**Given records:**
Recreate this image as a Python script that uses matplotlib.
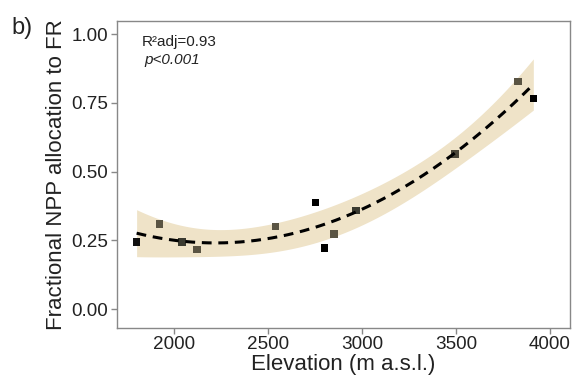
import numpy as np
import matplotlib
matplotlib.use("Agg")
import matplotlib.pyplot as plt

plt.rcParams['font.family'] = ['Liberation Sans', 'DejaVu Sans']

# elevation (m a.s.l.) and fractional NPP allocation to fine roots
elevation = [1801, 1922, 2041, 2121, 2539, 2752, 2800, 2851, 2968, 3495, 3828, 3911]
npp_frac = [0.243, 0.309, 0.244, 0.217, 0.300, 0.387, 0.221, 0.274, 0.359, 0.564, 0.828, 0.766]
# marker colour per point (some black, some dark olive)
point_colors = ['#111111', '#5a5443', '#3a3a30', '#5a5443', '#5a5443', '#000000',
                '#000000', '#5a5443', '#3a3a30', '#4a4638', '#5a5443', '#000000']

x = np.array(elevation, dtype=float)
y = np.array(npp_frac)

# quadratic fit + 95% confidence band (like geom_smooth)
X = np.column_stack([np.ones_like(x), x, x**2])
beta, res, rk, sv = np.linalg.lstsq(X, y, rcond=None)
n, p = X.shape
resid = y - X @ beta
s2 = resid @ resid / (n - p)
cov = s2 * np.linalg.inv(X.T @ X)
xs = np.linspace(x.min(), x.max(), 200)
Xs = np.column_stack([np.ones_like(xs), xs, xs**2])
ys = Xs @ beta
se = np.sqrt(np.einsum('ij,jk,ik->i', Xs, cov, Xs))
tval = 2.262  # t(0.975, df=9)

fig = plt.figure(figsize=(5.74, 3.76), dpi=100)
ax = fig.add_axes([0.2033, 0.1285, 0.7897, 0.8155])

ax.fill_between(xs, ys - tval * se, ys + tval * se, color='#efe3c8', lw=0, zorder=1)
ax.plot(xs, ys, color='black', lw=2.2, ls=(0, (3.2, 2.2)), zorder=3)
ax.scatter(x, y, marker='s', s=30, c=point_colors, edgecolors='none', zorder=2)

ax.set_xlim(1695, 4106)
ax.set_ylim(-0.068, 1.048)
ax.set_xticks([2000, 2500, 3000, 3500, 4000])
ax.set_yticks([0.0, 0.25, 0.5, 0.75, 1.0])
ax.set_yticklabels(['0.00', '0.25', '0.50', '0.75', '1.00'])

for sp in ax.spines.values():
    sp.set_color('#888888')
    sp.set_linewidth(1.0)
ax.tick_params(colors='#888888', labelcolor='#222222', labelsize=13.6, length=4, width=1, pad=2)

ax.set_xlabel('Elevation (m a.s.l.)', fontsize=16, color='#222222', labelpad=1)
ax.set_ylabel('Fractional NPP allocation to FR', fontsize=16, color='#222222', labelpad=3)

ax.text(0.055, 0.955, 'R²adj=0.93', transform=ax.transAxes, fontsize=11, va='top', color='#222222')
ax.text(0.06, 0.895, 'p<0.001', transform=ax.transAxes, fontsize=11, va='top', style='italic', color='#222222')
fig.text(0.02, 0.955, 'b)', fontsize=17, va='top', color='#222222')

fig.savefig('out.png', dpi=100)
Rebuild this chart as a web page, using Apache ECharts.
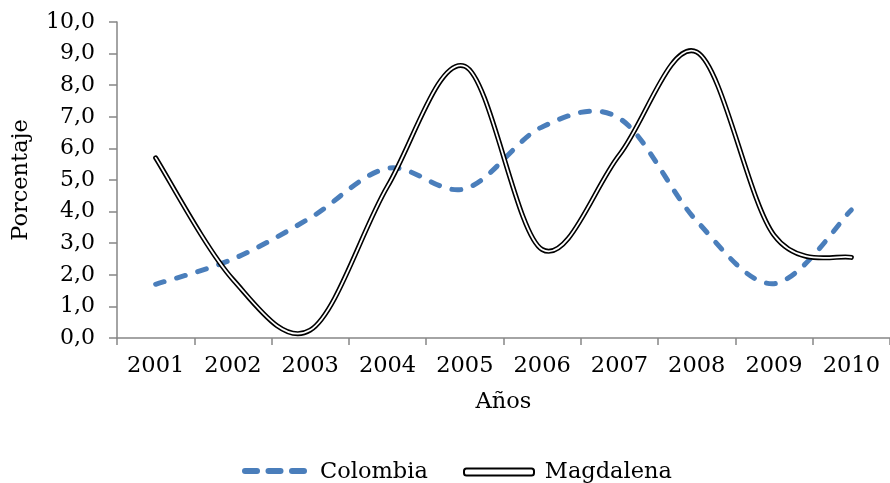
<!DOCTYPE html>
<html><head><meta charset="utf-8">
<script src="https://cdn.jsdelivr.net/npm/echarts@6/dist/echarts.min.js"></script>
<style>html,body{margin:0;padding:0;background:#fff}#c{width:890px;height:483px}</style>
</head><body><div id="c"></div>
<script>
const years = ['2001','2002','2003','2004','2005','2006','2007','2008','2009','2010'];
const colombia = [1.7, 2.5, 3.8, 5.37, 4.72, 6.68, 6.95, 3.7, 1.72, 4.05];
const magdalena = [5.7, 1.85, 0.25, 4.8, 8.6, 2.8, 5.8, 9.05, 3.25, 2.55];
const FONT = 'DejaVu Serif';

// Excel-like smoothed curve (cardinal spline, tension 1/6) through points located by the axes
function splinePath(api, n) {
  const pts = [];
  for (let i = 0; i < n; i++) pts.push(api.coord([api.value(0, i), api.value(1, i)]));
  let d = 'M' + pts[0][0] + ',' + pts[0][1];
  for (let i = 0; i < n - 1; i++) {
    const p0 = pts[Math.max(i - 1, 0)], p1 = pts[i], p2 = pts[i + 1], p3 = pts[Math.min(i + 2, n - 1)];
    const c1 = [p1[0] + (p2[0] - p0[0]) / 6, p1[1] + (p2[1] - p0[1]) / 6];
    const c2 = [p2[0] - (p3[0] - p1[0]) / 6, p2[1] - (p3[1] - p1[1]) / 6];
    d += ' C' + c1[0] + ',' + c1[1] + ' ' + c2[0] + ',' + c2[1] + ' ' + p2[0] + ',' + p2[1];
  }
  return d;
}

const chart = echarts.init(document.getElementById('c'), null, {renderer:'canvas'});
chart.setOption({
  animation: false,
  backgroundColor: '#fff',
  grid: {left: 117, top: 22, width: 780, height: 316, containLabel: false},
  legend: {
    top: 461, left: 241, padding: 0, itemWidth: 68, itemHeight: 14, itemGap: 38,
    textStyle: {fontFamily: FONT, fontSize: 22.5, color: '#000', padding: [0, 0, 0, 6]},
    data: [
      {name: 'Colombia', icon: 'rect', itemStyle: {color: 'rgba(0,0,0,0)', borderWidth: 0}},
      {name: 'Magdalena', icon: 'rect', itemStyle: {color: 'rgba(0,0,0,0)', borderWidth: 0}}
    ]
  },
  // legend key swatches (dashed line / double line samples)
  graphic: [
    {type: 'rect', left: 242, top: 468, shape: {width: 18, height: 6, r: 3}, style: {fill: '#4a7ebb'}, silent: true},
    {type: 'rect', left: 265.5, top: 468, shape: {width: 18, height: 6, r: 3}, style: {fill: '#4a7ebb'}, silent: true},
    {type: 'rect', left: 289, top: 468, shape: {width: 18, height: 6, r: 3}, style: {fill: '#4a7ebb'}, silent: true},
    {type: 'rect', left: 463, top: 467.5, shape: {width: 70, height: 7, r: 2.5},
     style: {fill: '#fff', stroke: '#000', lineWidth: 2}, silent: true}
  ],
  xAxis: {
    type: 'category', data: years, boundaryGap: true,
    name: 'Años', nameLocation: 'middle', nameGap: 53,
    nameTextStyle: {fontFamily: FONT, fontSize: 22.5, color: '#000'},
    axisLine: {lineStyle: {color: '#868686', width: 1.5}},
    axisTick: {show: true, length: 7, lineStyle: {color: '#868686', width: 1.5}},
    axisLabel: {fontFamily: FONT, fontSize: 22.5, color: '#000', margin: 17, interval: 0},
    splitLine: {show: false}
  },
  yAxis: {
    type: 'value', min: 0, max: 10, interval: 1,
    name: 'Porcentaje', nameLocation: 'middle', nameGap: 84, nameRotate: 90,
    nameTextStyle: {fontFamily: FONT, fontSize: 22.5, color: '#000'},
    axisLine: {show: true, lineStyle: {color: '#868686', width: 1.5}},
    axisTick: {show: true, length: 8, lineStyle: {color: '#868686', width: 1.5}},
    axisLabel: {fontFamily: FONT, fontSize: 22, color: '#000', margin: 22,
      formatter: v => v.toFixed(1).replace('.', ',')},
    splitLine: {show: false}
  },
  series: [
    {name: 'Colombia', type: 'custom', z: 3, clip: false,
     itemStyle: {color: '#4a7ebb'},
     data: colombia.map((v, i) => [i, v]),
     renderItem: (params, api) => {
       if (params.dataIndexInside !== 0) return null;
       return {type: 'path', shape: {pathData: splinePath(api, params.dataInsideLength)},
         style: {fill: 'none', stroke: '#4a7ebb', lineWidth: 5, lineDash: [9, 13], lineCap: 'round'}};
     }},
    {name: 'Magdalena', type: 'custom', z: 4, clip: false,
     itemStyle: {color: '#000'},
     data: magdalena.map((v, i) => [i, v]),
     renderItem: (params, api) => {
       if (params.dataIndexInside !== 0) return null;
       const d = splinePath(api, params.dataInsideLength);
       return {type: 'group', children: [
         {type: 'path', shape: {pathData: d},
          style: {fill: 'none', stroke: '#000', lineWidth: 5, lineCap: 'round', lineJoin: 'round'}},
         {type: 'path', shape: {pathData: d},
          style: {fill: 'none', stroke: '#fff', lineWidth: 1.8, lineCap: 'round', lineJoin: 'round'}}
       ]};
     }}
  ]
});
</script></body></html>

**Stated problem:** From the listing above, copy out each line where the word "script" appears.

**Answer in full:**
Recreate this image as a Python script that uses matplotlib.
<script src="https://cdn.jsdelivr.net/npm/echarts@6/dist/echarts.min.js"></script>
<script>
</script></body></html>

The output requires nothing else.